■ **STATED TASK**: Write out, exactly and only, the lines that run from the top of the records to the line with "2.6e4, 5.9e3, 1.3e5, 4.35e4, 3.0e4, 8.9e3, 9.6e3, 2.0e4]". Include both ends; exclude pictures.

■ **INFORMATION SHOWN**:
----------------------------------------
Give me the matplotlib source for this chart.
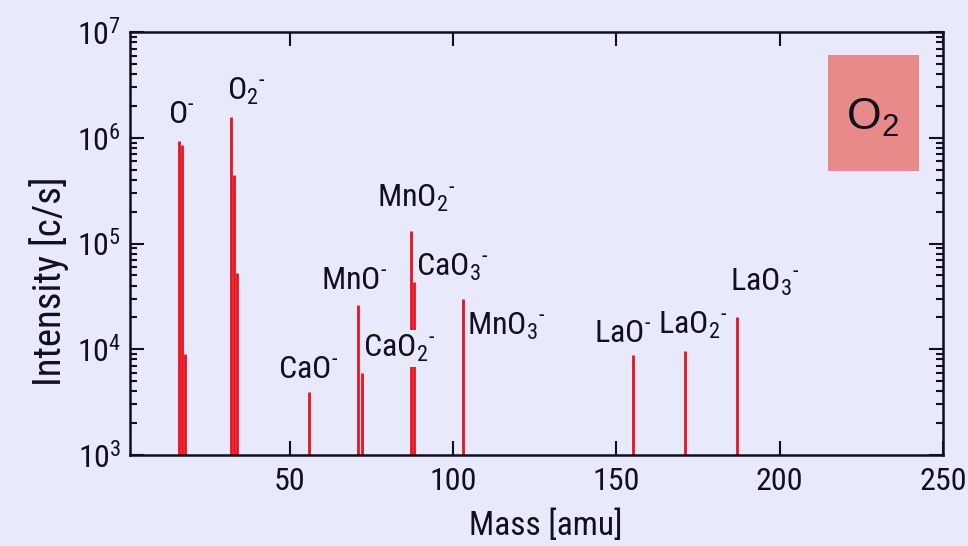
import matplotlib
matplotlib.use('Agg')
import matplotlib.pyplot as plt
from matplotlib.patches import Rectangle

BG = '#e8eafb'
INK = '#10101e'
RED = '#e8121e'

# peak masses (amu) and intensities (c/s)
masses = [16, 17, 18, 32, 33, 34, 56, 71, 72, 87, 88, 103, 155, 171, 187]
intensity = [9.4e5, 8.6e5, 9.0e3, 1.57e6, 4.5e5, 5.3e4, 3.95e3,
             2.6e4, 5.9e3, 1.3e5, 4.35e4, 3.0e4, 8.9e3, 9.6e3, 2.0e4]

# ion labels: text, left x (amu), baseline y (c/s), masks lines behind it
HY = '\u2010'
ion_labels = [
    (r'$O^{%s}$' % HY, 12.6, 1.39e6, False),
    (r'$O_2{}^{%s}$' % HY, 30.7, 2.28e6, False),
    (r'$MnO_2{}^{%s}$' % HY, 76.6, 2.22e5, False),
    (r'$CaO_3{}^{%s}$' % HY, 88.8, 4.99e4, False),
    (r'$MnO^{%s}$' % HY, 59.7, 3.73e4, False),
    (r'$CaO_2{}^{%s}$' % HY, 72.3, 8.4e3, True),
    (r'$MnO_3{}^{%s}$' % HY, 104.4, 1.36e4, False),
    (r'$CaO^{%s}$' % HY, 46.4, 5.28e3, False),
    (r'$LaO^{%s}$' % HY, 143.3, 1.16e4, False),
    (r'$LaO_2{}^{%s}$' % HY, 162.8, 1.39e4, False),
    (r'$LaO_3{}^{%s}$' % HY, 184.8, 3.55e4, False),
]

FONT = 'Roboto Condensed'
plt.rcParams['font.family'] = [FONT, 'DejaVu Sans']
plt.rcParams['mathtext.fontset'] = 'custom'
plt.rcParams['mathtext.rm'] = FONT
plt.rcParams['mathtext.it'] = FONT
plt.rcParams['mathtext.sf'] = 'Liberation Sans'
plt.rcParams['mathtext.default'] = 'rm'

fig = plt.figure(figsize=(9.68, 5.46), dpi=100, facecolor=BG)
ax = fig.add_axes([0.134, 0.167, 0.840, 0.774], facecolor=BG)

ax.vlines(masses, 1e3, intensity, color=RED, lw=2, zorder=2)

for txt, x, y, mask in ion_labels:
    t = ax.text(x, y, txt, fontsize=23, color=INK, ha='left', va='baseline', zorder=3)
    if mask:
        t.set_bbox(dict(facecolor=BG, edgecolor='none', pad=2))

ax.set_yscale('log')
ax.set_xlim(1, 250)
ax.set_ylim(1e3, 1e7)
ax.set_xticks([50, 100, 150, 200, 250])

for s in ax.spines.values():
    s.set_linewidth(1.8)
    s.set_color(INK)
ax.tick_params(which='both', direction='in', top=True, right=True,
               colors=INK, labelsize=23, width=1.5)
ax.tick_params(which='major', length=10)
ax.tick_params(which='minor', length=5)
ax.tick_params(axis='x', pad=9)
ax.tick_params(axis='y', pad=6)

ax.set_xlabel('Mass [amu]', fontsize=24, color=INK)
ax.xaxis.set_label_coords(0.512, -0.13)
ax.set_ylabel('Intensity [c/s]', fontsize=28, color=INK)
ax.yaxis.set_label_coords(-0.075, 0.41)

# gas label box
ax.add_patch(Rectangle((0.8585, 0.671), 0.112, 0.274, transform=ax.transAxes,
                       facecolor='#e98a8a', edgecolor='none', zorder=4))
ax.text(0.913, 0.797, r'$\mathsf{O_2}$', transform=ax.transAxes, fontsize=32,
        ha='center', va='center', color=INK, zorder=5)

fig.savefig('out.png', dpi=100, facecolor=BG)
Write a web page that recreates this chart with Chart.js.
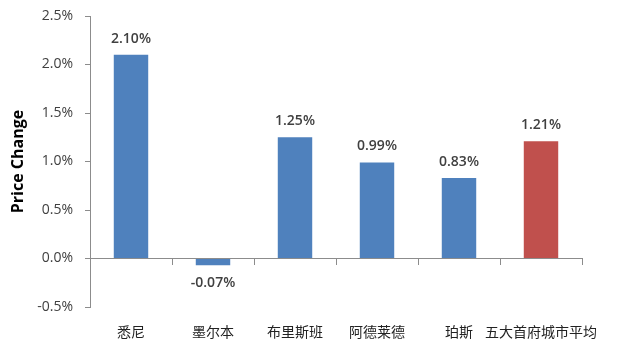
<!DOCTYPE html>
<html><head><meta charset="utf-8">
<script src="https://cdn.jsdelivr.net/npm/chart.js@4/dist/chart.umd.min.js"></script>
<style>html,body{margin:0;padding:0;background:#fff}#wrap{width:642px;height:351px}</style>
</head><body><div id="wrap"><canvas id="c" width="642" height="351"></canvas></div>
<script>
const categories = ['悉尼','墨尔本','布里斯班','阿德莱德','珀斯','五大首府城市平均'];
const priceChange = [2.10, -0.07, 1.25, 0.99, 0.83, 1.21];
const barColors = ['#4F81BD','#4F81BD','#4F81BD','#4F81BD','#4F81BD','#C0504D'];
const yTitle = 'Price Change';

const labelPlugin = {
  id: 'vlabels',
  afterDatasetsDraw(chart) {
    const ctx = chart.ctx;
    const meta = chart.getDatasetMeta(0);
    ctx.save();
    ctx.font = '600 14px "Open Sans", Lato, sans-serif';
    ctx.fillStyle = '#404040';
    ctx.textAlign = 'center';
    ctx.textBaseline = 'middle';
    meta.data.forEach((bar, i) => {
      const v = priceChange[i];
      const y = v >= 0 ? bar.y - 16 : bar.y + 18;
      ctx.fillText(v.toFixed(2) + '%', bar.x, y);
    });
    ctx.restore();
  }
};

new Chart(document.getElementById('c'), {
  type: 'bar',
  data: { labels: categories, datasets: [{ data: priceChange, backgroundColor: barColors, categoryPercentage: 1, barPercentage: 0.42 }] },
  options: {
    responsive: false, animation: false,
    layout: { padding: { top: 16, right: 60, bottom: 44, left: 0 } },
    plugins: { legend: { display: false }, tooltip: { enabled: false } },
    scales: {
      x: {
        position: { y: 0 },
        afterFit(s) { s.paddingLeft = 0; s.paddingRight = 0; },
        grid: { offset: true, drawOnChartArea: false, drawTicks: true, tickLength: 6, color: '#8c8c8c' },
        border: { display: true, color: '#8c8c8c' },
        ticks: { padding: 59, maxRotation: 0, minRotation: 0, autoSkip: false, color: '#222', font: { size: 14, family: '"Noto Sans CJK SC", sans-serif' } }
      },
      y: {
        min: -0.5, max: 2.5,
        afterFit(s) { s.width = 90; s.paddingTop = 0; s.paddingBottom = 0; },
        grid: { display: true, drawOnChartArea: false, tickLength: 5, color: '#8c8c8c' },
        border: { display: true, color: '#8c8c8c' },
        ticks: { stepSize: 0.5, padding: 12, color: '#404040', font: { size: 14, family: '"Open Sans", Lato, sans-serif' }, callback: v => v.toFixed(1) + '%' },
        title: { display: true, text: yTitle, color: '#000', font: { size: 16, weight: 'bold', family: '"Open Sans", Lato, sans-serif' }, padding: { top: 9, bottom: 4 } }
      }
    }
  },
  plugins: [labelPlugin]
});
</script></body></html>
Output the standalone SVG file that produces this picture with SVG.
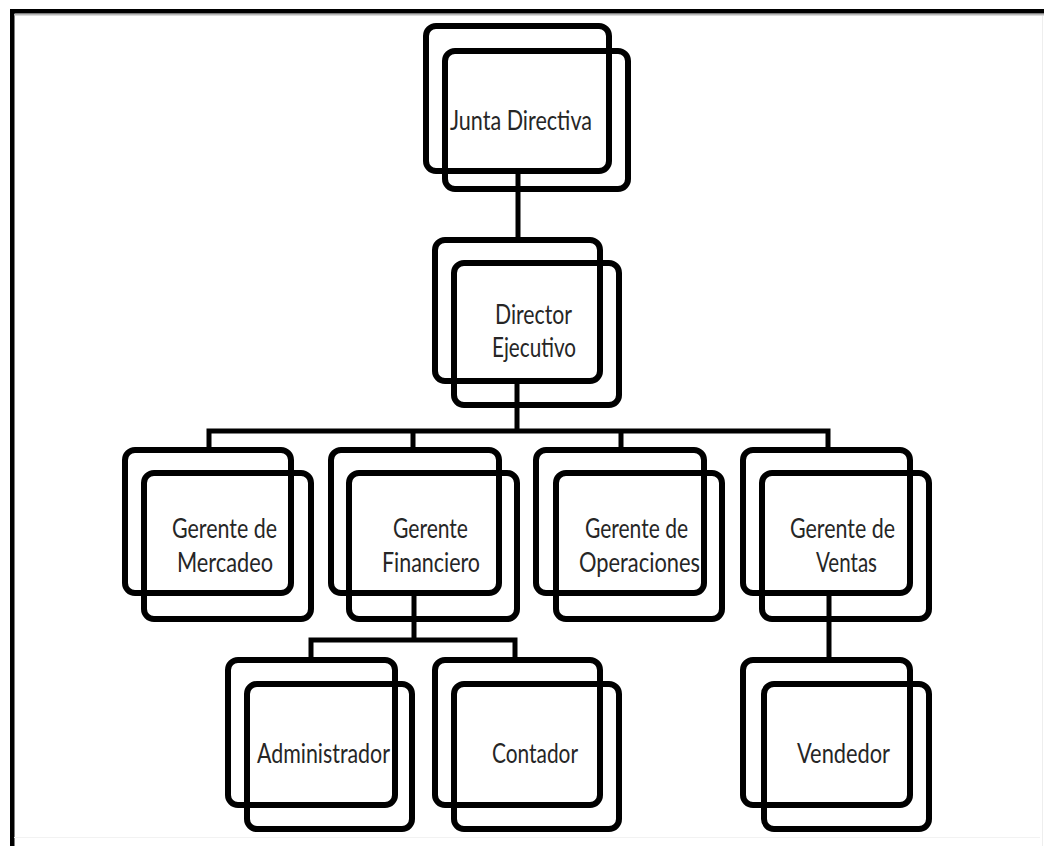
----------------------------------------
■ **EXPECTED OUTPUT**:
Give me the matplotlib source for this chart.
import matplotlib
matplotlib.use('Agg')
import matplotlib.pyplot as plt
from matplotlib.patches import Rectangle

BG = '#e8eafb'
INK = '#10101e'
RED = '#e8121e'

# peak masses (amu) and intensities (c/s)
masses = [16, 17, 18, 32, 33, 34, 56, 71, 72, 87, 88, 103, 155, 171, 187]
intensity = [9.4e5, 8.6e5, 9.0e3, 1.57e6, 4.5e5, 5.3e4, 3.95e3,
             2.6e4, 5.9e3, 1.3e5, 4.35e4, 3.0e4, 8.9e3, 9.6e3, 2.0e4]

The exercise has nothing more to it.